Home, Sick Home

Daily Performance / Instant Composition 
100 Days

If the sound is an event, then the sound of the Xinwen Lianbo * (a daily news program produced by China Central Television, a state broadcast) is an ongoing event that happens every evening at 19:00 . It serves as the background voice of family dinner for 18 years. I wondered if the sound of this broadcast was just ambient for me or if its message subliminally influenced me. Is my attachment to the Chinese music I was exposed to growing up just a memory of the melodies? Or did the narrative of its lyrics and the emotions rendered by the songs also affect me? After 9 years away from home, when I heard these sound materials again in another country, another home, the nostalgic sounds and the alienated narratives made me realise that 'hometown' is a concept that lives in my memory, a place that I can never return to. And this also made me realise that the broadcast sound is always playing there, although I avoided turning it on and listening to it.

Sound is a medium of performance, Xinwen Lianbo is a form of performance by the state apparatus, and music is a form of performance by the artist in a specific environment. Do the individuals listening to the broadcast and music become a passive audience? Maybe we've also been performing our daily lives all along? At the very least, performing is a part of life. I always find out most of the actions we do in our daily life are in the grey zone of 'performing' and 'not performing.' What if I start to perform and choreograph my everyday life so that it is meant to be watched; what would it be like to make an action in this situation? 

I started the project Home, Sick Home in May of this year. I wrote a score for this 100 days performance, research and practice: I use a binaural microphone to make instant compositions through live recording of the broadcast, music, objects, conversation, and activities in the room. And compose the sound piece by live action: daily life activities, playing with the objects, turning on/off the sound source, controlling feedback effect on software, changing my position with the sound source to create spatial audio… Since every instance of the project follows a ‘no post editing allowed’ rule, it welcomes the unexpected sounds that occur when performing. One track per day, 100 tracks in total.

* Xinwen Lianbo is a mouthpiece for the party and the state. This program is used as a medium for the state to announce government announcements and meetings, commentaries on major economic and policy issues, and the activities of national leaders. It is the news source with the widest reach amongst China's large population, and so it provides the Party with the opportunity to influence the masses. Watching the bulletin has traditionally been ‘a national ritual at the family dinner table.’

The score, as a fixed system, pushes me to perform between different sound scenarios, just as my life has to react between different narratives. This project and I become a symbiosis, every one of my performative actions causes consequences in my daily life.

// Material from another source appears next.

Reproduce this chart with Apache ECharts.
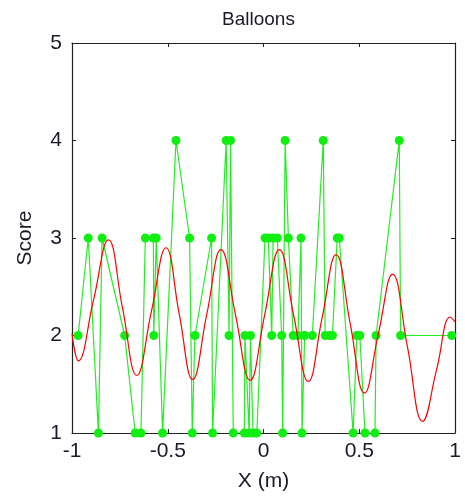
<!DOCTYPE html>
<html>
<head>
<meta charset="utf-8">
<script src="https://cdn.jsdelivr.net/npm/echarts@6/dist/echarts.min.js"></script>
<style>
  html, body { margin: 0; padding: 0; background: #fff; }
  #chart { width: 465px; height: 502px; }
</style>
</head>
<body>
<div id="chart"></div>
<script>
// 观测点 (x 位置, 得分)
var obsX = [-0.968, -0.915, -0.862, -0.843, -0.725, -0.670, -0.640, -0.617, -0.575, -0.573,
            -0.560, -0.527, -0.457, -0.386, -0.372, -0.358, -0.271, -0.266, -0.195, -0.180,
            -0.172, -0.158, -0.100, -0.097, -0.075, -0.068, -0.055, -0.035, 0.008, 0.025,
            0.043, 0.050, 0.072, 0.095, 0.100, 0.113, 0.130, 0.155, 0.180, 0.196,
            0.201, 0.215, 0.255, 0.312, 0.322, 0.345, 0.360, 0.385, 0.396, 0.468,
            0.487, 0.503, 0.530, 0.582, 0.588, 0.709, 0.716, 0.983];
var obsScore = [2, 3, 1, 3, 2, 1, 1, 3, 3, 2,
                3, 1, 4, 3, 1, 2, 3, 1, 4, 2,
                4, 1, 1, 2, 1, 2, 1, 1, 3, 3,
                2, 3, 3, 2, 1, 4, 3, 2, 2, 3,
                1, 2, 2, 4, 2, 2, 2, 3, 3, 1,
                2, 2, 1, 1, 2, 4, 2, 2];

// 拟合曲线 (从图上读的极值点和中间点)
var fitX = [-1.000, -0.967, -0.888, -0.810, -0.736, -0.662, -0.585, -0.509, -0.440, -0.370,
            -0.296, -0.222, -0.146, -0.070, 0.006, 0.083, 0.158, 0.234, 0.306, 0.379,
            0.453, 0.527, 0.600, 0.674, 0.752, 0.831, 0.905, 0.975, 1.000];
var fitY = [2.02, 1.74, 2.36, 2.98, 2.28, 1.59, 2.25, 2.90, 2.22, 1.55,
            2.22, 2.88, 2.21, 1.54, 2.21, 2.88, 2.20, 1.53, 2.18, 2.83,
            2.12, 1.41, 2.02, 2.63, 1.88, 1.12, 1.66, 2.19, 2.14];

var xTicks = [-1, -0.5, 0, 0.5, 1];
var yTicks = [1, 2, 3, 4, 5];

var myChart = echarts.init(document.getElementById('chart'));

var font = 'Liberation Sans, Arial, sans-serif';
var axisLine = { show: true, onZero: false, lineStyle: { color: '#222', width: 1.2 } };
var tick = { show: true, inside: true, length: 4, lineStyle: { color: '#222' } };

option = {
    animation: false,
    backgroundColor: '#fff',
    title: {
        text: 'Balloons',
        left: 217,
        top: 5,
        textStyle: { fontFamily: font, fontSize: 19, fontWeight: 'normal', color: '#1a1a2a' }
    },
    grid: { left: 72, right: 10, top: 43, bottom: 69 },
    xAxis: [{
        type: 'value',
        min: xTicks[0],
        max: xTicks[xTicks.length - 1],
        interval: 0.5,
        name: 'X (m)',
        nameLocation: 'middle',
        nameGap: 38,
        nameTextStyle: { fontFamily: font, fontSize: 21, color: '#1a1a2a' },
        axisLine: axisLine,
        axisTick: tick,
        axisLabel: { fontFamily: font, fontSize: 21, color: '#1a1a2a', margin: 8 },
        splitLine: { show: false }
    }, {
        type: 'value',
        position: 'top',
        min: xTicks[0],
        max: xTicks[xTicks.length - 1],
        interval: 0.5,
        axisLine: axisLine,
        axisTick: tick,
        axisLabel: { show: false },
        splitLine: { show: false }
    }],
    yAxis: [{
        type: 'value',
        min: yTicks[0],
        max: yTicks[yTicks.length - 1],
        interval: 1,
        name: 'Score',
        nameLocation: 'middle',
        nameGap: 36,
        nameTextStyle: { fontFamily: font, fontSize: 21, color: '#1a1a2a' },
        axisLine: axisLine,
        axisTick: tick,
        axisLabel: { fontFamily: font, fontSize: 21, color: '#1a1a2a', margin: 10 },
        splitLine: { show: false }
    }, {
        type: 'value',
        position: 'right',
        min: yTicks[0],
        max: yTicks[yTicks.length - 1],
        interval: 1,
        axisLine: axisLine,
        axisTick: tick,
        axisLabel: { show: false },
        splitLine: { show: false }
    }],
    series: [{
        type: 'line',
        data: obsX.map(function (x, i) { return [x, obsScore[i]]; }),
        symbol: 'circle',
        symbolSize: 9,
        itemStyle: { color: '#11ee11' },
        lineStyle: { color: '#22ee22', width: 1.2 },
        z: 2
    }, {
        type: 'line',
        data: fitX.map(function (x, i) { return [x, fitY[i]]; }),
        smooth: 0.45,
        showSymbol: false,
        lineStyle: { color: '#ff0000', width: 1.2 },
        z: 3
    }]
};
myChart.setOption(option);
</script>
</body>
</html>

Every time I press the record button, I don't have complete control over all the sounds that will appear on the track. The sounds are created by intentional actions for composition purposes; they also come from necessary actions in my daily life; some are unexpected events; some are the propaganda on the broadcast. I'm not the only performer. Each time it's a collaborative performance with the state broadcast, the situation, and the other people present. So if you go through the whole project recordings, you will find that some tracks have a clear compositional trace, and some lean more towards field recordings. All the sounds, whether on the radio or in the environment, are so rich, both in the sense of their sonic qualities and implied information, that the only thing I should do is to open them up and let them come into my work. A tiny sound that happened when I was recording becomes a note registered in the composition.

From Home, Sick Home, I began to embrace living with my displacement, which opened up my awareness and understanding of dissonance and contradiction. Displacement is also the modality that this project operates on. Both the audience and I are displaced: from the cultural and political memory of the broadcast and from the intimate spaces of my daily activities. I hope this project can be a portal that blends isolated spaces: sonic, geographic, personal and public together and open up a new field in-between through performativity. These performative actions of daily life become the bridge between the elements I do not have control over: the unexpected environment sounds, the broadcast.

Listening back to all these tracks, some are very intimate, you can hear me breathing, the friction of my clothes, or a fly getting close to my ear. You will feel as if you are with me at that moment. But suddenly your listening experience becomes alienated because of the discordant overlapping and intense feedback loops. Home, Sick Home is obscure but figurative, the sonic space from state apparatus to a private room, from western public space to eastern music memory. I record the space, but also rearrange, reconstruct and recreate a new space through sounds.

I am listening, living, performing, practicing, and researching within this ‘in-between’.